Welcome Benjavitamin! Browse around a little and you will find lots of good info on all things predator hunting. If you don't find the answers you are looking for... ask away. You will probably come up with some more questions while you are browsing too.


----------



## benjavitamin (Jul 15, 2012)

Thank you all for the greetings, I didnt realize this was such an active forum. Ive got a good feeling about this site.


----------



## Antlerz22 (Apr 18, 2011)

sos1inmesa said:


> Welcome to the forum! I stay in Northern Utah a couple months out of the year, but have yet to Yote hunt there. Some good advice if your just starting out, is try and hook up with some other local predator hunters to get a good feel for your area, and to help show you the do's and dont's. Having gone out with Youngdon just one trip, did wonders for me when I was trying to fix my approach. Good luck, and glad to have you with Predator Talk.

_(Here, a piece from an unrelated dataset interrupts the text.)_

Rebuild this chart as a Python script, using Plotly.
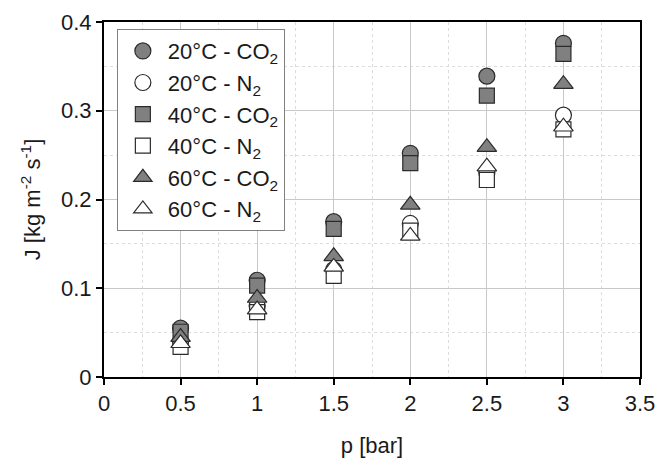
import plotly.graph_objects as go

pressure = [0.5, 1.0, 1.5, 2.0, 2.5, 3.0]
series_names = ["20°C - CO<sub>2</sub>", "20°C - N<sub>2</sub>",
                "40°C - CO<sub>2</sub>", "40°C - N<sub>2</sub>",
                "60°C - CO<sub>2</sub>", "60°C - N<sub>2</sub>"]
j_20_co2 = [0.055, 0.109, 0.175, 0.252, 0.339, 0.376]
j_20_n2 = [0.040, 0.080, 0.121, 0.173, 0.230, 0.295]
j_40_co2 = [0.051, 0.103, 0.167, 0.241, 0.317, 0.364]
j_40_n2 = [0.034, 0.073, 0.114, 0.165, 0.222, 0.279]
j_60_co2 = [0.045, 0.089, 0.136, 0.194, 0.259, 0.330]
j_60_n2 = [0.038, 0.076, 0.124, 0.159, 0.237, 0.282]

series_values = [j_20_co2, j_20_n2, j_40_co2, j_40_n2, j_60_co2, j_60_n2]
symbols = ["circle", "circle", "square", "square", "triangle-up", "triangle-up"]
fills = ["#808080", "#ffffff", "#808080", "#ffffff", "#808080", "#ffffff"]
sizes = [16, 16, 15, 15, 17, 17]

fig = go.Figure()
for name, vals, sym, fc, sz in zip(series_names, series_values, symbols, fills, sizes):
    fig.add_trace(go.Scatter(
        x=pressure, y=vals, mode="markers", name=name,
        marker=dict(symbol=sym, size=sz, color=fc,
                    line=dict(color="#2b2b2b", width=1.2)),
    ))

font_family = "Liberation Sans, Arial, sans-serif"
axis_common = dict(
    showline=True, linecolor="black", linewidth=2, mirror=True,
    ticks="outside", ticklen=6, tickcolor="black", tickwidth=1.5,
    showgrid=True, gridcolor="#c8c8c8", gridwidth=1,
    zeroline=False, automargin=False,
    tickfont=dict(size=22, color="#1a1a1a", family=font_family),
)

fig.update_xaxes(
    range=[0, 3.5], dtick=0.5, tick0=0,
    title=dict(text="p [bar]", font=dict(size=22, color="#1a1a1a", family=font_family), standoff=22),
    minor=dict(dtick=0.25, showgrid=True, gridcolor="#dcdcdc", griddash="dot", ticks=""),
    **axis_common,
)
fig.update_yaxes(
    range=[0, 0.4], dtick=0.1, tick0=0,
    title=dict(text="J [kg m<sup>-2</sup> s<sup>-1</sup>]", font=dict(size=22, color="#1a1a1a", family=font_family), standoff=14),
    minor=dict(dtick=0.05, showgrid=True, gridcolor="#dcdcdc", griddash="dot", ticks=""),
    **axis_common,
)

fig.update_layout(
    width=658, height=461,
    margin=dict(l=104, r=18, t=22, b=84),
    plot_bgcolor="white", paper_bgcolor="white",
    font=dict(family=font_family, color="#1a1a1a"),
    legend=dict(
        x=0.024, y=0.98, xanchor="left", yanchor="top",
        bgcolor="white", bordercolor="#808080", borderwidth=1,
        font=dict(size=22, family=font_family, color="#1a1a1a"),
        itemsizing="trace", itemwidth=40,
    ),
    showlegend=True,
)

fig.write_html("out.html")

 Your approach has been absent for awhile, where ya been buddy?


----------



## sos1inmesa (May 11, 2011)

Sup Antlerz!

Man, I'm on a 6 week trip visiting family in northern Utah and Southern Idaho. We fish and offroad our brains out here. So the months leading up to this trip, I've been working like a crazy man to get ready for this. It's been too hot in AZ to hunt, but hoping to do a night hunt with Chris pretty soon here if night hunting is still open. How you been?


----------



## Antlerz22 (Apr 18, 2011)

sos1inmesa said:


> Sup Antlerz!
> 
> Man, I'm on a 6 week trip visiting family in northern Utah and Southern Idaho. We fish and offroad our brains out here. So the months leading up to this trip, I've been working like a crazy man to get ready for this. It's been too hot in AZ to hunt, but hoping to do a night hunt with Chris pretty soon here if night hunting is still open. How you been?


 Not hunting thats for sure, almost too hot late in the evenings to cut grass. Also been waiting for any info on the superformance powder i got, theres no data for my set-up as of yet published/ or in the store here .. So I am wanting to work up some new stuff but my hands are tied.


----------



## Mattuk (Oct 16, 2010)

Welcome to PT from across the pond!


----------